* **EXERCISE**
Write out the data again exactly, skipping every picture.

-- RECORD EXTRACTS start --

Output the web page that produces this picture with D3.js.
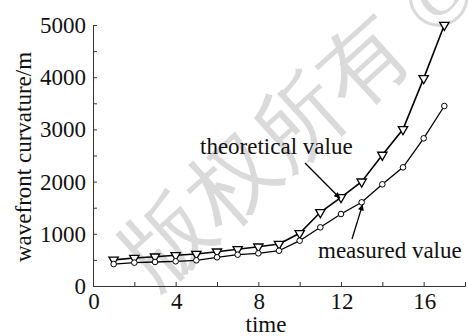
<!DOCTYPE html>
<html>
<head>
<meta charset="utf-8">
<script src="https://cdn.jsdelivr.net/npm/d3@7"></script>
<style>
  html, body { margin: 0; padding: 0; background: #fff; }
  svg { display: block; }
  text { font-family: "Liberation Serif", "DejaVu Serif", serif; fill: #111; }
</style>
</head>
<body>
<div id="chart"></div>
<script>
// data
const time = [1, 2, 3, 4, 5, 6, 7, 8, 9, 10, 11, 12, 13, 14, 15, 16, 17];
const theoretical = [500, 536, 561, 588, 613, 657, 703, 753, 805, 1010, 1412, 1699, 1998, 2510, 3002, 3978, 5000];
const measured = [420, 447, 460, 473, 492, 550, 600, 626, 676, 868, 1124, 1379, 1603, 1948, 2273, 2829, 3448];
const xTicks = [0, 4, 8, 12, 16];
const yTicks = [0, 1000, 2000, 3000, 4000, 5000];

const width = 468, height = 336;
const margin = { top: 25, right: 3, bottom: 50, left: 93 };

const svg = d3.select("#chart").append("svg")
  .attr("width", width)
  .attr("height", height);

// watermark
svg.append("text")
  .attr("transform", "translate(155,291) rotate(-42)")
  .attr("font-family", "'Noto Sans CJK SC', sans-serif")
  .attr("font-size", 88)
  .style("fill", "#dadada")
  .text("版权所有 ©");

const x = d3.scaleLinear().domain([0, 18]).range([margin.left, width - margin.right]);
const y = d3.scaleLinear().domain([0, 5000]).range([height - margin.bottom, margin.top]);

// axes, ticks pointing inward
const xAxis = svg.append("g")
  .attr("transform", `translate(0,${y(0)})`)
  .call(d3.axisBottom(x).tickValues(d3.range(0, 19, 2)).tickSize(-4).tickFormat(""));
const yAxis = svg.append("g")
  .attr("transform", `translate(${x(0)},0)`)
  .call(d3.axisLeft(y).tickValues(d3.range(0, 5001, 500)).tickSize(-4).tickFormat(""));
[xAxis, yAxis].forEach(g => {
  g.select(".domain").attr("stroke", "#333");
  g.selectAll(".tick line").attr("stroke", "#333");
});

svg.selectAll(".xlab")
  .data(xTicks)
  .join("text")
  .attr("class", "xlab")
  .attr("x", d => x(d) + 1)
  .attr("y", y(0) + 23)
  .attr("text-anchor", "middle")
  .attr("font-size", 23)
  .text(d => d);

svg.selectAll(".ylab")
  .data(yTicks)
  .join("text")
  .attr("class", "ylab")
  .attr("x", x(0) - 7)
  .attr("y", d => y(d))
  .attr("dy", "0.35em")
  .attr("text-anchor", "end")
  .attr("font-size", 23)
  .text(d => d);

svg.append("text")
  .attr("x", 266)
  .attr("y", 332)
  .attr("text-anchor", "middle")
  .attr("font-size", 23)
  .text("time");

svg.append("text")
  .attr("transform", "translate(31,157) rotate(-90)")
  .attr("text-anchor", "middle")
  .attr("font-size", 23)
  .text("wavefront curvature/m");

// lines
const line = d3.line().x((d, i) => x(time[i])).y(d => y(d));

svg.append("path")
  .datum(theoretical)
  .attr("d", line)
  .attr("fill", "none")
  .attr("stroke", "#000")
  .attr("stroke-width", 1.6);

svg.append("path")
  .datum(measured)
  .attr("d", line)
  .attr("fill", "none")
  .attr("stroke", "#000")
  .attr("stroke-width", 1.3);

const tri = d3.symbol().type(d3.symbolTriangle).size(38);
svg.selectAll(".tri")
  .data(theoretical)
  .join("path")
  .attr("class", "tri")
  .attr("d", tri)
  .attr("transform", (d, i) => `translate(${x(time[i])},${y(d)}) rotate(180)`)
  .attr("fill", "#fff")
  .attr("stroke", "#000")
  .attr("stroke-width", 1.3);

svg.selectAll(".circ")
  .data(measured)
  .join("circle")
  .attr("class", "circ")
  .attr("cx", (d, i) => x(time[i]))
  .attr("cy", d => y(d))
  .attr("r", 2.8)
  .attr("fill", "#fff")
  .attr("stroke", "#000")
  .attr("stroke-width", 1);

// annotations
svg.append("defs").append("marker")
  .attr("id", "arrow")
  .attr("viewBox", "0 0 10 10")
  .attr("refX", 10).attr("refY", 5)
  .attr("markerWidth", 9).attr("markerHeight", 6)
  .attr("markerUnits", "userSpaceOnUse")
  .attr("orient", "auto")
  .append("path")
  .attr("d", "M0,0L10,5L0,10Z")
  .attr("fill", "#000");

svg.append("line")
  .attr("x1", 305).attr("y1", 163)
  .attr("x2", x(12) - 1).attr("y2", y(theoretical[11]) + 1)
  .attr("stroke", "#000").attr("stroke-width", 1.3)
  .attr("marker-end", "url(#arrow)");

svg.append("line")
  .attr("x1", 352).attr("y1", 239)
  .attr("x2", x(13) + 1).attr("y2", y(measured[12]) + 2)
  .attr("stroke", "#000").attr("stroke-width", 1.3)
  .attr("marker-end", "url(#arrow)");

svg.append("text")
  .attr("x", 200).attr("y", 154)
  .attr("font-size", 23)
  .text("theoretical value");

svg.append("text")
  .attr("x", 318).attr("y", 258)
  .attr("font-size", 23)
  .text("measured value");
</script>
</body>
</html>
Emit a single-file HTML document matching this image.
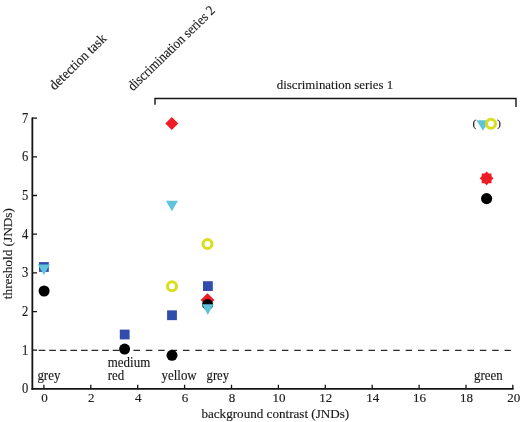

-- RECORD EXTRACTS end --

* **RESULT OF THIS EXERCISE**
Output the web page that produces this picture with D3.js.
<!DOCTYPE html>
<html>
<head>
<meta charset="utf-8">
<script src="https://cdn.jsdelivr.net/npm/d3@7"></script>
<style>
  html, body { margin: 0; padding: 0; background: #fff; }
  svg { display: block; }
  text { font-family: "Liberation Serif", "DejaVu Serif", serif; fill: #111; }
</style>
</head>
<body>
<div id="chart"></div>
<script>
// data
const time = [1, 2, 3, 4, 5, 6, 7, 8, 9, 10, 11, 12, 13, 14, 15, 16, 17];
const theoretical = [500, 536, 561, 588, 613, 657, 703, 753, 805, 1010, 1412, 1699, 1998, 2510, 3002, 3978, 5000];
const measured = [420, 447, 460, 473, 492, 550, 600, 626, 676, 868, 1124, 1379, 1603, 1948, 2273, 2829, 3448];
const xTicks = [0, 4, 8, 12, 16];
const yTicks = [0, 1000, 2000, 3000, 4000, 5000];

const width = 468, height = 336;
const margin = { top: 25, right: 3, bottom: 50, left: 93 };

const svg = d3.select("#chart").append("svg")
  .attr("width", width)
  .attr("height", height);

// watermark
svg.append("text")
  .attr("transform", "translate(155,291) rotate(-42)")
  .attr("font-family", "'Noto Sans CJK SC', sans-serif")
  .attr("font-size", 88)
  .style("fill", "#dadada")
  .text("版权所有 ©");

const x = d3.scaleLinear().domain([0, 18]).range([margin.left, width - margin.right]);
const y = d3.scaleLinear().domain([0, 5000]).range([height - margin.bottom, margin.top]);

// axes, ticks pointing inward
const xAxis = svg.append("g")
  .attr("transform", `translate(0,${y(0)})`)
  .call(d3.axisBottom(x).tickValues(d3.range(0, 19, 2)).tickSize(-4).tickFormat(""));
const yAxis = svg.append("g")
  .attr("transform", `translate(${x(0)},0)`)
  .call(d3.axisLeft(y).tickValues(d3.range(0, 5001, 500)).tickSize(-4).tickFormat(""));
[xAxis, yAxis].forEach(g => {
  g.select(".domain").attr("stroke", "#333");
  g.selectAll(".tick line").attr("stroke", "#333");
});

svg.selectAll(".xlab")
  .data(xTicks)
  .join("text")
  .attr("class", "xlab")
  .attr("x", d => x(d) + 1)
  .attr("y", y(0) + 23)
  .attr("text-anchor", "middle")
  .attr("font-size", 23)
  .text(d => d);

svg.selectAll(".ylab")
  .data(yTicks)
  .join("text")
  .attr("class", "ylab")
  .attr("x", x(0) - 7)
  .attr("y", d => y(d))
  .attr("dy", "0.35em")
  .attr("text-anchor", "end")
  .attr("font-size", 23)
  .text(d => d);

svg.append("text")
  .attr("x", 266)
  .attr("y", 332)
  .attr("text-anchor", "middle")
  .attr("font-size", 23)
  .text("time");

svg.append("text")
  .attr("transform", "translate(31,157) rotate(-90)")
  .attr("text-anchor", "middle")
  .attr("font-size", 23)
  .text("wavefront curvature/m");

// lines
const line = d3.line().x((d, i) => x(time[i])).y(d => y(d));

svg.append("path")
  .datum(theoretical)
  .attr("d", line)
  .attr("fill", "none")
  .attr("stroke", "#000")
  .attr("stroke-width", 1.6);

svg.append("path")
  .datum(measured)
  .attr("d", line)
  .attr("fill", "none")
  .attr("stroke", "#000")
  .attr("stroke-width", 1.3);

const tri = d3.symbol().type(d3.symbolTriangle).size(38);
svg.selectAll(".tri")
  .data(theoretical)
  .join("path")
  .attr("class", "tri")
  .attr("d", tri)
  .attr("transform", (d, i) => `translate(${x(time[i])},${y(d)}) rotate(180)`)
  .attr("fill", "#fff")
  .attr("stroke", "#000")
  .attr("stroke-width", 1.3);

svg.selectAll(".circ")
  .data(measured)
  .join("circle")
  .attr("class", "circ")
  .attr("cx", (d, i) => x(time[i]))
  .attr("cy", d => y(d))
  .attr("r", 2.8)
  .attr("fill", "#fff")
  .attr("stroke", "#000")
  .attr("stroke-width", 1);

// annotations
svg.append("defs").append("marker")
  .attr("id", "arrow")
  .attr("viewBox", "0 0 10 10")
  .attr("refX", 10).attr("refY", 5)
  .attr("markerWidth", 9).attr("markerHeight", 6)
  .attr("markerUnits", "userSpaceOnUse")
  .attr("orient", "auto")
  .append("path")
  .attr("d", "M0,0L10,5L0,10Z")
  .attr("fill", "#000");

svg.append("line")
  .attr("x1", 305).attr("y1", 163)
  .attr("x2", x(12) - 1).attr("y2", y(theoretical[11]) + 1)
  .attr("stroke", "#000").attr("stroke-width", 1.3)
  .attr("marker-end", "url(#arrow)");

svg.append("line")
  .attr("x1", 352).attr("y1", 239)
  .attr("x2", x(13) + 1).attr("y2", y(measured[12]) + 2)
  .attr("stroke", "#000").attr("stroke-width", 1.3)
  .attr("marker-end", "url(#arrow)");

svg.append("text")
  .attr("x", 200).attr("y", 154)
  .attr("font-size", 23)
  .text("theoretical value");

svg.append("text")
  .attr("x", 318).attr("y", 258)
  .attr("font-size", 23)
  .text("measured value");
</script>
</body>
</html>
Emit a single-file HTML document matching this image.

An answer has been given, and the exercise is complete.